It was recently tweeted by @daemonic3 :
“Top uses for Golf Balls:
1. Describing hail storms
2. Describing tumors
3. Playing golf”
Well, this morning I got to experience the 3rd most popular with the Executive Women’s Golf Association. Gone are the days of GOLF meaning “Gentlemen Only Ladies Forbidden” and now there are ladies Associations, that help coach you and to link you to the networks.
There are still a few clubs overseas that don’t allow women to enter (Cough* America* Cough) and would rather pay a double levy fine than change the rules, and a club in Scotland purportedly still makes women enter from the back entrance.**
None of this puts me off. I work in the male dominated comedy industry, bring on the golf.

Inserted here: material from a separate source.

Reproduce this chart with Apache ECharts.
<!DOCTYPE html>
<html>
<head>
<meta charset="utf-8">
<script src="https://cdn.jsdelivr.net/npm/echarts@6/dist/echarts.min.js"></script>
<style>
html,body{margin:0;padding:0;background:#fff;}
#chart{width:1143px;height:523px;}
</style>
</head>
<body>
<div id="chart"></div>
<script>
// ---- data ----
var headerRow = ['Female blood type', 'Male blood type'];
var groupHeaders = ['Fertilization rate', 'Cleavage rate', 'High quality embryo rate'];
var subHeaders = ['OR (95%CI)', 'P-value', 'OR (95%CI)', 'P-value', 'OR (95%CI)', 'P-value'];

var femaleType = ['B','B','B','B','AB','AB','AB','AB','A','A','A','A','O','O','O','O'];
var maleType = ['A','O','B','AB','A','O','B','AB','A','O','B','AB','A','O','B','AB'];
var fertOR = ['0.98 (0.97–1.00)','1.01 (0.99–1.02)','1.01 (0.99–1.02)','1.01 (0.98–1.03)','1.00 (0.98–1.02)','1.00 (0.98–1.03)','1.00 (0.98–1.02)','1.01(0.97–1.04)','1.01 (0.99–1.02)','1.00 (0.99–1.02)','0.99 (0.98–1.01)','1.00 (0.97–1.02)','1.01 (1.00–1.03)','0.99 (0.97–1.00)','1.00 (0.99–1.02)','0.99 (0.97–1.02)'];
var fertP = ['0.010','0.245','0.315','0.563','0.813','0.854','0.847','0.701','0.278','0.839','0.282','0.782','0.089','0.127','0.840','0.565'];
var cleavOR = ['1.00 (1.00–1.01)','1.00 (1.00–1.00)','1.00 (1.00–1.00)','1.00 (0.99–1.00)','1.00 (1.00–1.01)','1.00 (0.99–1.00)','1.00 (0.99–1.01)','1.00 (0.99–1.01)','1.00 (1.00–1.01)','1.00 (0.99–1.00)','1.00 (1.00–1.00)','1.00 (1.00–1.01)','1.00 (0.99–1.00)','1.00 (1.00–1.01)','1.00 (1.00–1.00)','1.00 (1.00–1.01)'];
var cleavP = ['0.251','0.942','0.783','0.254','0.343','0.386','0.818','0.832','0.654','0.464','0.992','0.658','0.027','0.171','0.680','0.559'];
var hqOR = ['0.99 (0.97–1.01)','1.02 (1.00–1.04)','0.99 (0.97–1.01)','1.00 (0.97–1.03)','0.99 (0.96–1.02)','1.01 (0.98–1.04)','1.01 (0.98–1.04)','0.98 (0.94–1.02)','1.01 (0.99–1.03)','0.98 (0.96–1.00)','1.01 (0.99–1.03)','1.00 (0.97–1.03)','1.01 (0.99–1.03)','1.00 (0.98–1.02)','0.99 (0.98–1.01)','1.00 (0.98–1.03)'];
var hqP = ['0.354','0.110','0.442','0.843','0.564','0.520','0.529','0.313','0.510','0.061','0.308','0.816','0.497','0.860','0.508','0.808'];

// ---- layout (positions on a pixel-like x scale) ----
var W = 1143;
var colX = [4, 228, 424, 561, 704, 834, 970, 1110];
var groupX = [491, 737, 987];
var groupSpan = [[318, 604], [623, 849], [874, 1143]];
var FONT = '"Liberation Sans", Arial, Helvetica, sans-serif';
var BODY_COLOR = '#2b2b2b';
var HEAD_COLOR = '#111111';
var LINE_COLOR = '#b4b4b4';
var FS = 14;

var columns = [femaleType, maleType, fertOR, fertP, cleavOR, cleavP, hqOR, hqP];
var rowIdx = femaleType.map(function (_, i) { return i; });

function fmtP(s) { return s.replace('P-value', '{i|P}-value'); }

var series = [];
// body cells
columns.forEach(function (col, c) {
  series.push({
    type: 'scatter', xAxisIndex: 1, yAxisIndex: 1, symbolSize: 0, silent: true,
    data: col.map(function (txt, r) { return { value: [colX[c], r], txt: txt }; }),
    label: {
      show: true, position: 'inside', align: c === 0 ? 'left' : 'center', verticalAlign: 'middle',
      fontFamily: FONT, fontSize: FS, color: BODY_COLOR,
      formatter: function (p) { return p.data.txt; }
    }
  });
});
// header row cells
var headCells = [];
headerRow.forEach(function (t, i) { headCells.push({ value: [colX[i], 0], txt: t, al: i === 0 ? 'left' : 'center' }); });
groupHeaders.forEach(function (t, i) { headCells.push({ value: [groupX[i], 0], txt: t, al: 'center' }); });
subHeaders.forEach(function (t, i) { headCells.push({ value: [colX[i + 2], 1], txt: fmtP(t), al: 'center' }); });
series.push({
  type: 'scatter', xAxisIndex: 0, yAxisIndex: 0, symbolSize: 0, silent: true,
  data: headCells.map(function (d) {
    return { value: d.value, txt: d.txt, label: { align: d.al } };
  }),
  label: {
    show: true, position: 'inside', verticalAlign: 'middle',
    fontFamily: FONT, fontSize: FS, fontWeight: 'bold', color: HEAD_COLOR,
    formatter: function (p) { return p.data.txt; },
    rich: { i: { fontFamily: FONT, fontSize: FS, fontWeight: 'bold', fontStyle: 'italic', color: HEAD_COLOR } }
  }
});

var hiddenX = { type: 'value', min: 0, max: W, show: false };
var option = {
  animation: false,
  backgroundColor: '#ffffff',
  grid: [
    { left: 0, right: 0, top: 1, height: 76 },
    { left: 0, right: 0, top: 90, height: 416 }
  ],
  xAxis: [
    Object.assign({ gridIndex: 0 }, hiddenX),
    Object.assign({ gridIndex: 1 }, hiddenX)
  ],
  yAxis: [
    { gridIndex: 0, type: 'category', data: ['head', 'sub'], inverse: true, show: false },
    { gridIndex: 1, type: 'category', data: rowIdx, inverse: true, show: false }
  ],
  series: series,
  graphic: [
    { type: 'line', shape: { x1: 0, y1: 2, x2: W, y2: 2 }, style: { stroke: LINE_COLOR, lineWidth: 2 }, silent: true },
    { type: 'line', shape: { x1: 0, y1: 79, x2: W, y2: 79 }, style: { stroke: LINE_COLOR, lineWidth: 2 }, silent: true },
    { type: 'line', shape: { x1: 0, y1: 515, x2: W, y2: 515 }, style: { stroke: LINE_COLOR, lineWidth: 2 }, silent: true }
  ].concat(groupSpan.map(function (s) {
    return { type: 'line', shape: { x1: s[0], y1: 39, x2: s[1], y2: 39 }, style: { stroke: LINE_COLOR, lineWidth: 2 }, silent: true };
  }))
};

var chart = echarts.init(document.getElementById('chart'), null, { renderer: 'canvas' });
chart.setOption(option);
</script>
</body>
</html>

It makes me feel like a REBEL.
We started off with a welcome, coffee (intravenously) and off onto the crisp dewy putting greens.
I managed not to giggle when I was instructed to keep my nose over the ball. And learnt the basic techniques of putting. It’s not as easy as Putt-Putt. We’ve been lied to. There are things like grass gradient and to account for. But nothing beats that clang of a ball dropping into the hole – eventually.
We were taught by (World Champion) Tarnia, who had an easily likable demeanor and put everyone at ease immediately with a few tales from the course. The rule is Drive is for Show, Putting is for GO.
You may think it’s all in the “Whacking” of a ball down the fairway, but Tarnia put it into perspective when she explained that a 2 foot putt, when it’s worth $100 000 will make the hole feel like a pin-hole. And it all rests on your competence there.
After we got the ‘grandfather clock’ pendulum swinging of the putting under control, it was off to the driving range, where quite alot of grass and soil was hacked up. I had one or two great shots which made my (golf obsessed) Grandpa do a happy jig in his grave, but the rest of the time it was tongue clicks of frustration, as we all learned the addictive unpredictability of golf.
Check out EWGA. It’s awesome. Not a bunch of jocks – but a women’s network that helps you learn the principles of golf, slowly and with fun. And they have functions and networking and it’s all about business. The men have been having it – so we might as well.
** Did you notice how I resisted the urge to make a ‘enter from the backdoor’ sexual innuendo joke? That’s how lady-like golf makes me!